start Source excerpt

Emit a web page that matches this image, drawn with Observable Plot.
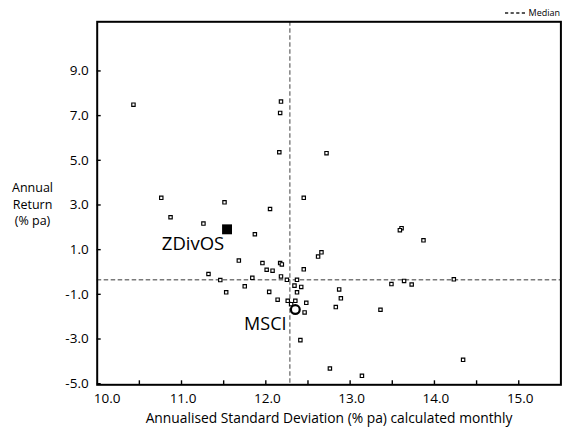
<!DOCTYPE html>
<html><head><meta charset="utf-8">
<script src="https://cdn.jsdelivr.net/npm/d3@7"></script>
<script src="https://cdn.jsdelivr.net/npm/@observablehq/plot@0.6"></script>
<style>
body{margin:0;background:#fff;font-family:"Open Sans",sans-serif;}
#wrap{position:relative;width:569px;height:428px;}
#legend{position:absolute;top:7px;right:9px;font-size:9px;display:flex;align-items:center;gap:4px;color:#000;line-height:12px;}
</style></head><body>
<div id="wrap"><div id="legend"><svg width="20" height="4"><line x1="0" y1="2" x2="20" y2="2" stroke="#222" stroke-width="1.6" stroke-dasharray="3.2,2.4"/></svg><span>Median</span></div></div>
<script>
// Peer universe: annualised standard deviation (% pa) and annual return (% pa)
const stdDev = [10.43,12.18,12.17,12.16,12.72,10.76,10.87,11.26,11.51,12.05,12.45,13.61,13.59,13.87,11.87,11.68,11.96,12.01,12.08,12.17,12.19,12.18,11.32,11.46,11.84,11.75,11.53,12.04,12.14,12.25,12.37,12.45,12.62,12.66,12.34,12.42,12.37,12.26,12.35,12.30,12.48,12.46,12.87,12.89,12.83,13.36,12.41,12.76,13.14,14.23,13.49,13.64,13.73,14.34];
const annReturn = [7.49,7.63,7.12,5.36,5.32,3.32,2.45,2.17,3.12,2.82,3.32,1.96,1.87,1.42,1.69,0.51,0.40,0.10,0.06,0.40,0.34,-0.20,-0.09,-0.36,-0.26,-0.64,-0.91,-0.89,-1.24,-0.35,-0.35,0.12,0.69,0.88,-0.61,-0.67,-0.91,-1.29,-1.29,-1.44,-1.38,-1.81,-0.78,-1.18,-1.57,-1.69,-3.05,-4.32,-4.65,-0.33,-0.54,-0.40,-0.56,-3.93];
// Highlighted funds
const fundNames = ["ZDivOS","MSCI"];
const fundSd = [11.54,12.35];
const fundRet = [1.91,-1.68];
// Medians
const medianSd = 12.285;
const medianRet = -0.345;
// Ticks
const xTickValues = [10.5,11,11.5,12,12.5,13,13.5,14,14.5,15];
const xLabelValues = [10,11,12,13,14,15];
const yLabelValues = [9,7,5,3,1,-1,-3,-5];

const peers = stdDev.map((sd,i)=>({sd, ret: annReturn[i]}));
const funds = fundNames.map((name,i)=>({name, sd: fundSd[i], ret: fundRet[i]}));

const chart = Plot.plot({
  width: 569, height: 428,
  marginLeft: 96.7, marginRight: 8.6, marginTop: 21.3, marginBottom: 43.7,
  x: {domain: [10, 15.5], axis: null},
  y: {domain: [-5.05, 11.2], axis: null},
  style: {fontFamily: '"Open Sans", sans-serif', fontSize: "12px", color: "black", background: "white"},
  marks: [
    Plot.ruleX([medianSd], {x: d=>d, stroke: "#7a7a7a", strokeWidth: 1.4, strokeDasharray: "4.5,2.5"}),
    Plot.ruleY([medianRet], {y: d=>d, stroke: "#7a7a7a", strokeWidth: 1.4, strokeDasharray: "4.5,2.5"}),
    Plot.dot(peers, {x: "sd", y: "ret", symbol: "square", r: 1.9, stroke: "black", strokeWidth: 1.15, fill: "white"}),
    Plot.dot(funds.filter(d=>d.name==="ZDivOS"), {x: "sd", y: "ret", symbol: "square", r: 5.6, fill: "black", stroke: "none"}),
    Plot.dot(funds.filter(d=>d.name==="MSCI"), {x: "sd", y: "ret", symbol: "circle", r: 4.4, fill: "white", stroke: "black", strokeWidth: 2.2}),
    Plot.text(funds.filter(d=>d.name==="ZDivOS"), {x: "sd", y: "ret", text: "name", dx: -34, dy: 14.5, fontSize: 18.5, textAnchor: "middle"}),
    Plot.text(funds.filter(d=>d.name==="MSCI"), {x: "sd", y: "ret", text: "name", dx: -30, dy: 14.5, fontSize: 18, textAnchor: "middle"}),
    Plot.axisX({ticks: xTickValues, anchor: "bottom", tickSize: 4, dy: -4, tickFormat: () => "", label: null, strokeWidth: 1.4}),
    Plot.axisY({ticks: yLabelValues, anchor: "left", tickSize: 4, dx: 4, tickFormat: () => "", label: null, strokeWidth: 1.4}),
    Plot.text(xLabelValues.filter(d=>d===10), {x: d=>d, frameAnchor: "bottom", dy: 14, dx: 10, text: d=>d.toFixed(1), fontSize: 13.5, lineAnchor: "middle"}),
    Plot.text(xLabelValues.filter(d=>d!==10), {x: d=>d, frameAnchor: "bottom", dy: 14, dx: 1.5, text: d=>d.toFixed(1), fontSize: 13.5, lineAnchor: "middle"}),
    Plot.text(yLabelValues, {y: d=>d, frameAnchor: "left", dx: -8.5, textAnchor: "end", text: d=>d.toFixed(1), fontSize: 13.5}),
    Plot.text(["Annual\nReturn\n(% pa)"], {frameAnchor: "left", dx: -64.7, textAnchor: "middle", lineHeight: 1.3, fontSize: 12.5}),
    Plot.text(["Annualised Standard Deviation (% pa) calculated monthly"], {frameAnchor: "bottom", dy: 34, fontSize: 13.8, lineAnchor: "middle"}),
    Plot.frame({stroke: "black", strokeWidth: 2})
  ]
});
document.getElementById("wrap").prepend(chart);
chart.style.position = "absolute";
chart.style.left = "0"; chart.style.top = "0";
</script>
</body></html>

end Source excerpt

• _Short exercise_: All of the data needs repeating exactly, but the pictures do not.

• _Task answer_:
Emit a web page that matches this image, drawn with Observable Plot.
<!DOCTYPE html>
<html><head><meta charset="utf-8">
<script src="https://cdn.jsdelivr.net/npm/d3@7"></script>
<script src="https://cdn.jsdelivr.net/npm/@observablehq/plot@0.6"></script>
<style>
body{margin:0;background:#fff;font-family:"Open Sans",sans-serif;}
#wrap{position:relative;width:569px;height:428px;}
#legend{position:absolute;top:7px;right:9px;font-size:9px;display:flex;align-items:center;gap:4px;color:#000;line-height:12px;}
</style></head><body>
<div id="wrap"><div id="legend"><svg width="20" height="4"><line x1="0" y1="2" x2="20" y2="2" stroke="#222" stroke-width="1.6" stroke-dasharray="3.2,2.4"/></svg><span>Median</span></div></div>
<script>
// Peer universe: annualised standard deviation (% pa) and annual return (% pa)
const stdDev = [10.43,12.18,12.17,12.16,12.72,10.76,10.87,11.26,11.51,12.05,12.45,13.61,13.59,13.87,11.87,11.68,11.96,12.01,12.08,12.17,12.19,12.18,11.32,11.46,11.84,11.75,11.53,12.04,12.14,12.25,12.37,12.45,12.62,12.66,12.34,12.42,12.37,12.26,12.35,12.30,12.48,12.46,12.87,12.89,12.83,13.36,12.41,12.76,13.14,14.23,13.49,13.64,13.73,14.34];
const annReturn = [7.49,7.63,7.12,5.36,5.32,3.32,2.45,2.17,3.12,2.82,3.32,1.96,1.87,1.42,1.69,0.51,0.40,0.10,0.06,0.40,0.34,-0.20,-0.09,-0.36,-0.26,-0.64,-0.91,-0.89,-1.24,-0.35,-0.35,0.12,0.69,0.88,-0.61,-0.67,-0.91,-1.29,-1.29,-1.44,-1.38,-1.81,-0.78,-1.18,-1.57,-1.69,-3.05,-4.32,-4.65,-0.33,-0.54,-0.40,-0.56,-3.93];
// Highlighted funds
const fundNames = ["ZDivOS","MSCI"];
const fundSd = [11.54,12.35];
const fundRet = [1.91,-1.68];
// Medians
const medianSd = 12.285;
const medianRet = -0.345;
// Ticks
const xTickValues = [10.5,11,11.5,12,12.5,13,13.5,14,14.5,15];
const xLabelValues = [10,11,12,13,14,15];
const yLabelValues = [9,7,5,3,1,-1,-3,-5];

const peers = stdDev.map((sd,i)=>({sd, ret: annReturn[i]}));
const funds = fundNames.map((name,i)=>({name, sd: fundSd[i], ret: fundRet[i]}));

const chart = Plot.plot({
  width: 569, height: 428,
  marginLeft: 96.7, marginRight: 8.6, marginTop: 21.3, marginBottom: 43.7,
  x: {domain: [10, 15.5], axis: null},
  y: {domain: [-5.05, 11.2], axis: null},
  style: {fontFamily: '"Open Sans", sans-serif', fontSize: "12px", color: "black", background: "white"},
  marks: [
    Plot.ruleX([medianSd], {x: d=>d, stroke: "#7a7a7a", strokeWidth: 1.4, strokeDasharray: "4.5,2.5"}),
    Plot.ruleY([medianRet], {y: d=>d, stroke: "#7a7a7a", strokeWidth: 1.4, strokeDasharray: "4.5,2.5"}),
    Plot.dot(peers, {x: "sd", y: "ret", symbol: "square", r: 1.9, stroke: "black", strokeWidth: 1.15, fill: "white"}),
    Plot.dot(funds.filter(d=>d.name==="ZDivOS"), {x: "sd", y: "ret", symbol: "square", r: 5.6, fill: "black", stroke: "none"}),
    Plot.dot(funds.filter(d=>d.name==="MSCI"), {x: "sd", y: "ret", symbol: "circle", r: 4.4, fill: "white", stroke: "black", strokeWidth: 2.2}),
    Plot.text(funds.filter(d=>d.name==="ZDivOS"), {x: "sd", y: "ret", text: "name", dx: -34, dy: 14.5, fontSize: 18.5, textAnchor: "middle"}),
    Plot.text(funds.filter(d=>d.name==="MSCI"), {x: "sd", y: "ret", text: "name", dx: -30, dy: 14.5, fontSize: 18, textAnchor: "middle"}),
    Plot.axisX({ticks: xTickValues, anchor: "bottom", tickSize: 4, dy: -4, tickFormat: () => "", label: null, strokeWidth: 1.4}),
    Plot.axisY({ticks: yLabelValues, anchor: "left", tickSize: 4, dx: 4, tickFormat: () => "", label: null, strokeWidth: 1.4}),
    Plot.text(xLabelValues.filter(d=>d===10), {x: d=>d, frameAnchor: "bottom", dy: 14, dx: 10, text: d=>d.toFixed(1), fontSize: 13.5, lineAnchor: "middle"}),
    Plot.text(xLabelValues.filter(d=>d!==10), {x: d=>d, frameAnchor: "bottom", dy: 14, dx: 1.5, text: d=>d.toFixed(1), fontSize: 13.5, lineAnchor: "middle"}),
    Plot.text(yLabelValues, {y: d=>d, frameAnchor: "left", dx: -8.5, textAnchor: "end", text: d=>d.toFixed(1), fontSize: 13.5}),
    Plot.text(["Annual\nReturn\n(% pa)"], {frameAnchor: "left", dx: -64.7, textAnchor: "middle", lineHeight: 1.3, fontSize: 12.5}),
    Plot.text(["Annualised Standard Deviation (% pa) calculated monthly"], {frameAnchor: "bottom", dy: 34, fontSize: 13.8, lineAnchor: "middle"}),
    Plot.frame({stroke: "black", strokeWidth: 2})
  ]
});
document.getElementById("wrap").prepend(chart);
chart.style.position = "absolute";
chart.style.left = "0"; chart.style.top = "0";
</script>
</body></html>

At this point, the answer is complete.